Me gustó mucho Le meraviglie (The Wonders, 2014), de Alice Rohrwacher. Creo que es su segunda película. Hay una película de Kiarostami que me encantó: Dónde está la casa de mi amigo (1987). También Nobody Knows(2004), de Hirokazu Kore-eda, sobre los niños abandonados por su madre en un departamento. El hermano mayor se hace cargo de ellos y mantienen una conexión con la madre a través de cartas. Muy buena. Me gustan mucho algunas películas de Carlos Reygadas, me gusta Pablo Silva, el chileno, y Kiro Russo. Ana Katz también me gusta mucho. Su película Mi amiga del parque (2015) es mi favorita. Recién me preguntaron con qué película me reí más y me acordé de esa, me hizo reír mucho. Me parece espectacular.
Ricardo Mendoza: ¿Películas donde hay una presencia de la infancia, no?
Matías Ferreyra: Sí, ¿no? Como algo recurrente.

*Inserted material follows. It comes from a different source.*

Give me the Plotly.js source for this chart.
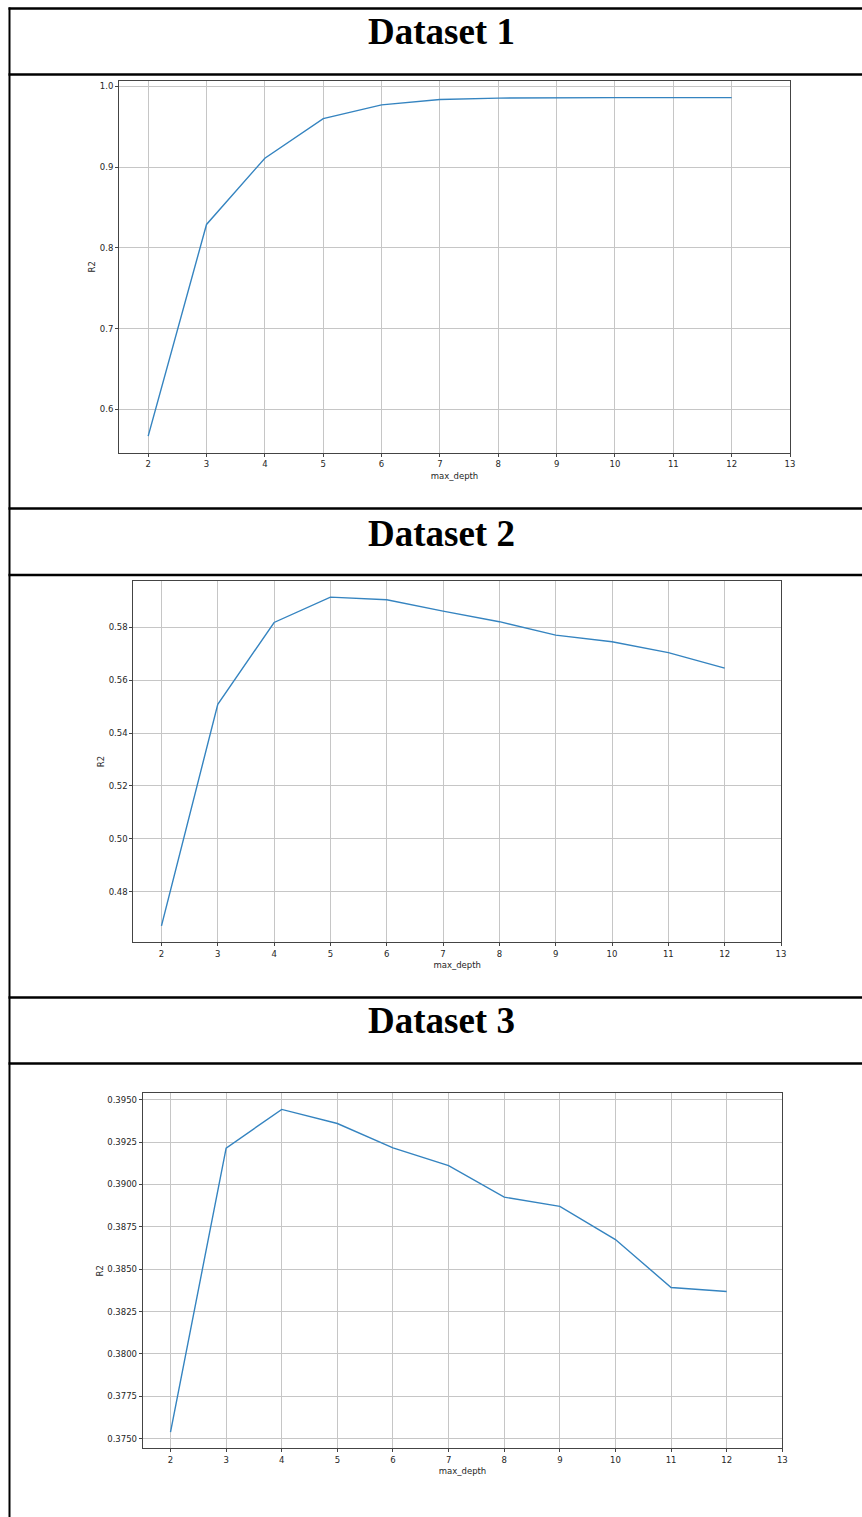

Si Matías está conectado con la urgencia de las miradas, también lo está con la mirada de la niñez. Como en Dónde está la casa de mi amigo (1987, Abbas Kiarostami), su cine parece pedirnos que bajemos el tiro de la cámara, que nos coloquemos a la altura de un niño que busca, pregunta e insiste. Una casa con dos perros no es solo una película sobre una familia en crisis; es una invitación a recuperar una forma de mirar que dejamos atrás y a reconciliarnos con esa sensibilidad que el mundo adulto nos obliga a abandonar. Ese encuentro con la infancia se convierte en un encuentro con una ética del cuidado: la del vínculo y la del gesto mínimo capaz de cambiarlo todo.